Several wrestlers joined Tony Khan during AEW’s post-Revolution media scrum early this morning (Mar. 7), including CM Punk.
Coming off a bloody war with Maxwell Jacob Freidman, the capper of a personal rivalry with one of the company’s brightest young stars, Punk was in a reflective mood. So when he was asked about things like Khan’s purchase of Ring of Honor, the company he was a keystone of during its early years, and that his history from was integral to the MJF feud, Punk spoke passionately:
“I was relieved. Let’s be honest. Either Tony was gonna buy it, or Vince [McMahon] was gonna buy it. And I don’t want Vince to own my footage. He owns enough of it and I don’t get paid off it.
“People need to understand that when I left, I was asking questions about the [streaming WWE] Network, which had not been launched yet. I was saying, ‘How am I going to paid off this? We don’t even understand what the pay scale is. I don’t know if I get paid off the date of a pay-per-view, off a buy rate, you guys already throw darts at an imaginary board and pay me whatever you want. I still get royalties, that’s the only hardcopy thing I see, DVD sales. Once all the DVDs go away and you’re putting stuff on the Network, I’m not getting paid. Or am I? Tell me. Let’s talk about it.’
“‘My guy, you’re good. Don’t worry about it.’ They couldn’t tell me. Now, I watch my royalty checks, which I still get, dwindle to nothing, because they put everything on the Network and the boys don’t get paid. That’s not just me. That’s everybody. That’s criminal.

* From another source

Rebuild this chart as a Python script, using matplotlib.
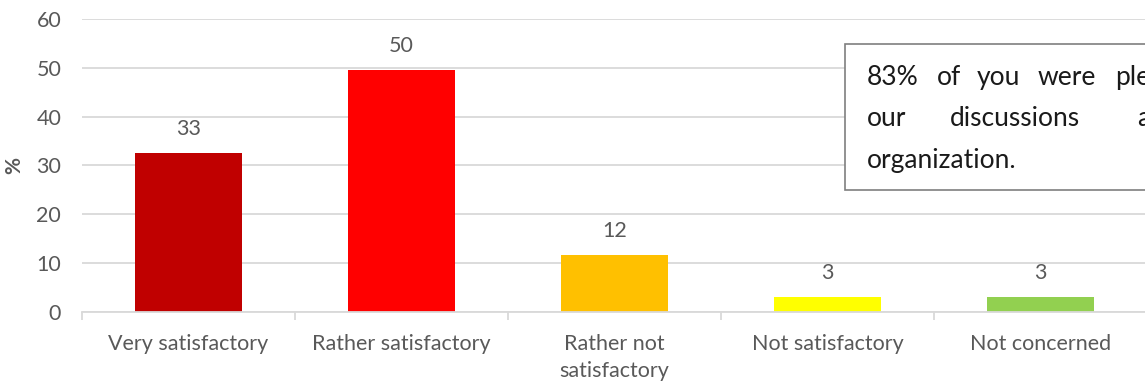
import matplotlib.pyplot as plt
from matplotlib.patches import Rectangle

# -------------------------
# DATA
# -------------------------
categories = ["Very satisfactory", "Rather satisfactory", "Rather not\nsatisfactory",
              "Not satisfactory", "Not concerned"]
values = [32.6, 49.6, 11.6, 3.1, 3.1]
value_labels = ["33", "50", "12", "3", "3"]
colors = ["#C00000", "#FF0000", "#FFC000", "#FFFF00", "#92D050"]
y_ticks = [0, 10, 20, 30, 40, 50, 60]

# note box words (justified text, cut at the right edge)
note_lines = [
    ["83%", "of", "you", "were", "pleased", "with"],
    ["our", "discussions", "and"],
    ["organization."],
]

TEXT = "#595959"
GRID = "#D9D9D9"
W, H = 1145, 383

plt.rcParams["font.family"] = ["Lato", "DejaVu Sans"]

fig = plt.figure(figsize=(W / 100, H / 100), dpi=100)
ax = fig.add_axes([82 / W, 1 - 312 / H, 1065 / W, 293 / H])

x = range(len(categories))
bars = ax.bar(x, values, width=0.5, color=colors, zorder=2)
ax.bar_label(bars, labels=value_labels, padding=10, fontsize=15.5, color=TEXT)

ax.set_xlim(-0.5, len(categories) - 0.5)
ax.set_ylim(0, 60)
ax.set_yticks(y_ticks)
ax.yaxis.grid(True, color=GRID, linewidth=1.3, zorder=0)
ax.tick_params(axis="y", length=0, labelsize=15.5, labelcolor=TEXT, pad=15)

# category labels centred, tick marks on boundaries
ax.set_xticks(list(x))
ax.set_xticklabels(categories, fontsize=15.5, color=TEXT, linespacing=1.45, va="top")
ax.tick_params(axis="x", length=0, pad=16)
ax.set_xticks([i - 0.5 for i in range(len(categories) + 1)], minor=True)
ax.tick_params(axis="x", which="minor", length=6, color=GRID, width=1.3)

for side in ["top", "right", "left"]:
    ax.spines[side].set_visible(False)
ax.spines["bottom"].set_color(GRID)
ax.spines["bottom"].set_linewidth(1.3)

ax.set_ylabel("%", fontsize=15, fontweight="bold", color=TEXT, labelpad=9)

# note box
box = Rectangle((845 / W, 1 - 190 / H), 400 / W, 146 / H, transform=fig.transFigure,
                facecolor="white", edgecolor="#7F7F7F", linewidth=1.2, zorder=5)
fig.patches.append(box)

line_x = [
    [867, 937, 977, 1038, 1115, 1260],
    [867, 950, 1137],
    [867],
]
line_y = [85, 126, 168]
for words, xs, yy in zip(note_lines, line_x, line_y):
    for word, xx in zip(words, xs):
        fig.text(xx / W, 1 - yy / H, word, fontsize=19, color="#1a1a1a",
                 va="baseline", ha="left", zorder=6)

fig.savefig("out.png", dpi=100)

“I loved ROH so much, and I can’t explain how happy that I am that my footage, it’s in good hands. It’s just good to know it’s in the hands of somebody who will treat it well. I literally feel like my baby is in someone’s hands who will raise the child the right way and do good things with it. And it won’t get made into just some tab on a shitty, confusing app that’s hard to navigate and the boys don’t get paid anything off it.”
Punk also reflected on his AEW run to date, seven months of wrestling after seven years off. That time off, and what it said about his love of the business/artform, were also a major plot point in the program with MJF. It’s made him grateful for the situation he finds himself in:
“I didn’t get to do this for seven years. This didn’t exist for seven years. Obviously, the truth is that i love professional wrestling very much. So to come back and to be able to, for six months, it’s not just do whatever the fuck you want, it’s doing whatever the fuck you want and being cocky enough to know that your way is, not the right way, there’s never only one right way, but to have somebody who listens to you, and can take an idea and make it even better, and just to have an open dialogue.”
It also led Punk to getting emotional about Bret Hart, one of his heroes who didn’t have an AEW waiting for them after getting put through the pro wrestling ringer. And a not-so-veiled shot at the man who played a role in ending Hart’s legendary career:
“I love Bret Hart. Bret Hart’s career got cut short. And it’s a goddamn tragedy. And there’s people who go over to Saudi Arabia and get paid millions of dollars, and it should’ve been Bret.
“And I’m just super grateful that I got a second chance. And I’d give it up in a heartbeat to give it to Bret.
“He’s the greatest. And he was right. Bret Hart was right. Bret Hart is always right.”